* _Objective_
Would you return all of this data exactly, leaving nothing out?

....

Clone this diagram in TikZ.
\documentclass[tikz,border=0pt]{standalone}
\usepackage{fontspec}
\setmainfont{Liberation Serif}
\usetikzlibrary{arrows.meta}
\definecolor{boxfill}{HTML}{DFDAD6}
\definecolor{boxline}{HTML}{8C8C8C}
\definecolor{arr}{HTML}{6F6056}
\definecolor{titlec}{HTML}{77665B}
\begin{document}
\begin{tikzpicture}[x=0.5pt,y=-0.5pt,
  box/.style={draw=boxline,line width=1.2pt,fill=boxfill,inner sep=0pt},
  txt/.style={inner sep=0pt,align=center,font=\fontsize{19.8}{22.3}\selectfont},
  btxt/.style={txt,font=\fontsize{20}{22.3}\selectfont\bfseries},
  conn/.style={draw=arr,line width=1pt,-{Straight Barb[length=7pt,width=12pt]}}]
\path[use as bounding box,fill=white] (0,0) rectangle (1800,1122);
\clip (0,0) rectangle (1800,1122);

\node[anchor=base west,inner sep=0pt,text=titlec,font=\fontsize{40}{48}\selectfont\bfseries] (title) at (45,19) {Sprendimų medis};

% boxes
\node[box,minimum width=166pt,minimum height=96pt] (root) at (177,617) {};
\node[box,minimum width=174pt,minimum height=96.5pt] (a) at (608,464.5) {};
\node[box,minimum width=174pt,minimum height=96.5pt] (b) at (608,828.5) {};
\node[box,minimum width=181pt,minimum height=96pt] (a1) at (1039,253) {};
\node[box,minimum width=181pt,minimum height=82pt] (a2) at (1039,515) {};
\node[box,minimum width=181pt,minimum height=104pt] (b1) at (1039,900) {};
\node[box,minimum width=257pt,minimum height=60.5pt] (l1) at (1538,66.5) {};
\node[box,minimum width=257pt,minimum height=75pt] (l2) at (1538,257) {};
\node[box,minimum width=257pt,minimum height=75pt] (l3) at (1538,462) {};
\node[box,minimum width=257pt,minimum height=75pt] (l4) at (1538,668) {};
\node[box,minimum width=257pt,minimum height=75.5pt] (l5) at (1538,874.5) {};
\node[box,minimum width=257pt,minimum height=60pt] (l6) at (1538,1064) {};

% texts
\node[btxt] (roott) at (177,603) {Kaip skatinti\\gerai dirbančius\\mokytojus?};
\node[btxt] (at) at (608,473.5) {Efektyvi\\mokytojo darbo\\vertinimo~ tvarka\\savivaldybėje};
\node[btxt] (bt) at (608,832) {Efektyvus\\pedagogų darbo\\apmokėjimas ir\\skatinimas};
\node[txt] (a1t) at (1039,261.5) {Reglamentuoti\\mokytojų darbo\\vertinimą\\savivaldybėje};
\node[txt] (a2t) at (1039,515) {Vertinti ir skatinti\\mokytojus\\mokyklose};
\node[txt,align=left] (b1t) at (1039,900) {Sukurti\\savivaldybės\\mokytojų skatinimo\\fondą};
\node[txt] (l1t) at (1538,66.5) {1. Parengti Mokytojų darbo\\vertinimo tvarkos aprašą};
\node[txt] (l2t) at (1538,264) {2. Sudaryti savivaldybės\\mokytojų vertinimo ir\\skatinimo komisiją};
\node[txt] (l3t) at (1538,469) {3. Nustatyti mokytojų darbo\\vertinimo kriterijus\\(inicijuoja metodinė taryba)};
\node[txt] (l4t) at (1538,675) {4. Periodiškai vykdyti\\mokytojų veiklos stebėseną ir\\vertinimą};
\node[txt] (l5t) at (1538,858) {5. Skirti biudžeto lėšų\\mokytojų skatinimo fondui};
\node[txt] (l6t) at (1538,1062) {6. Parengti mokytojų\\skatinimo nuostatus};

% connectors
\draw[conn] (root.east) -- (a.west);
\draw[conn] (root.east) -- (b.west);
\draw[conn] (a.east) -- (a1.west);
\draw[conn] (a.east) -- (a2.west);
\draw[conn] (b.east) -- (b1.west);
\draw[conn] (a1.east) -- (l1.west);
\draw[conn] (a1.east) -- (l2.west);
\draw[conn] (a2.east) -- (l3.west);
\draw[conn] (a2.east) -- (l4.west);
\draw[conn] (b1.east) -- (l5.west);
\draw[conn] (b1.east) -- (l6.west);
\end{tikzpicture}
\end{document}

....

* _Response to this task_
Clone this diagram in TikZ.
\documentclass[tikz,border=0pt]{standalone}
\usepackage{fontspec}
\setmainfont{Liberation Serif}
\usetikzlibrary{arrows.meta}
\definecolor{boxfill}{HTML}{DFDAD6}
\definecolor{boxline}{HTML}{8C8C8C}
\definecolor{arr}{HTML}{6F6056}
\definecolor{titlec}{HTML}{77665B}
\begin{document}
\begin{tikzpicture}[x=0.5pt,y=-0.5pt,
  box/.style={draw=boxline,line width=1.2pt,fill=boxfill,inner sep=0pt},
  txt/.style={inner sep=0pt,align=center,font=\fontsize{19.8}{22.3}\selectfont},
  btxt/.style={txt,font=\fontsize{20}{22.3}\selectfont\bfseries},
  conn/.style={draw=arr,line width=1pt,-{Straight Barb[length=7pt,width=12pt]}}]
\path[use as bounding box,fill=white] (0,0) rectangle (1800,1122);
\clip (0,0) rectangle (1800,1122);

\node[anchor=base west,inner sep=0pt,text=titlec,font=\fontsize{40}{48}\selectfont\bfseries] (title) at (45,19) {Sprendimų medis};

% boxes
\node[box,minimum width=166pt,minimum height=96pt] (root) at (177,617) {};
\node[box,minimum width=174pt,minimum height=96.5pt] (a) at (608,464.5) {};
\node[box,minimum width=174pt,minimum height=96.5pt] (b) at (608,828.5) {};
\node[box,minimum width=181pt,minimum height=96pt] (a1) at (1039,253) {};
\node[box,minimum width=181pt,minimum height=82pt] (a2) at (1039,515) {};
\node[box,minimum width=181pt,minimum height=104pt] (b1) at (1039,900) {};
\node[box,minimum width=257pt,minimum height=60.5pt] (l1) at (1538,66.5) {};
\node[box,minimum width=257pt,minimum height=75pt] (l2) at (1538,257) {};
\node[box,minimum width=257pt,minimum height=75pt] (l3) at (1538,462) {};
\node[box,minimum width=257pt,minimum height=75pt] (l4) at (1538,668) {};
\node[box,minimum width=257pt,minimum height=75.5pt] (l5) at (1538,874.5) {};
\node[box,minimum width=257pt,minimum height=60pt] (l6) at (1538,1064) {};

% texts
\node[btxt] (roott) at (177,603) {Kaip skatinti\\gerai dirbančius\\mokytojus?};
\node[btxt] (at) at (608,473.5) {Efektyvi\\mokytojo darbo\\vertinimo~ tvarka\\savivaldybėje};
\node[btxt] (bt) at (608,832) {Efektyvus\\pedagogų darbo\\apmokėjimas ir\\skatinimas};
\node[txt] (a1t) at (1039,261.5) {Reglamentuoti\\mokytojų darbo\\vertinimą\\savivaldybėje};
\node[txt] (a2t) at (1039,515) {Vertinti ir skatinti\\mokytojus\\mokyklose};
\node[txt,align=left] (b1t) at (1039,900) {Sukurti\\savivaldybės\\mokytojų skatinimo\\fondą};
\node[txt] (l1t) at (1538,66.5) {1. Parengti Mokytojų darbo\\vertinimo tvarkos aprašą};
\node[txt] (l2t) at (1538,264) {2. Sudaryti savivaldybės\\mokytojų vertinimo ir\\skatinimo komisiją};
\node[txt] (l3t) at (1538,469) {3. Nustatyti mokytojų darbo\\vertinimo kriterijus\\(inicijuoja metodinė taryba)};
\node[txt] (l4t) at (1538,675) {4. Periodiškai vykdyti\\mokytojų veiklos stebėseną ir\\vertinimą};
\node[txt] (l5t) at (1538,858) {5. Skirti biudžeto lėšų\\mokytojų skatinimo fondui};
\node[txt] (l6t) at (1538,1062) {6. Parengti mokytojų\\skatinimo nuostatus};

% connectors
\draw[conn] (root.east) -- (a.west);
\draw[conn] (root.east) -- (b.west);
\draw[conn] (a.east) -- (a1.west);
\draw[conn] (a.east) -- (a2.west);
\draw[conn] (b.east) -- (b1.west);
\draw[conn] (a1.east) -- (l1.west);
\draw[conn] (a1.east) -- (l2.west);
\draw[conn] (a2.east) -- (l3.west);
\draw[conn] (a2.east) -- (l4.west);
\draw[conn] (b1.east) -- (l5.west);
\draw[conn] (b1.east) -- (l6.west);
\end{tikzpicture}
\end{document}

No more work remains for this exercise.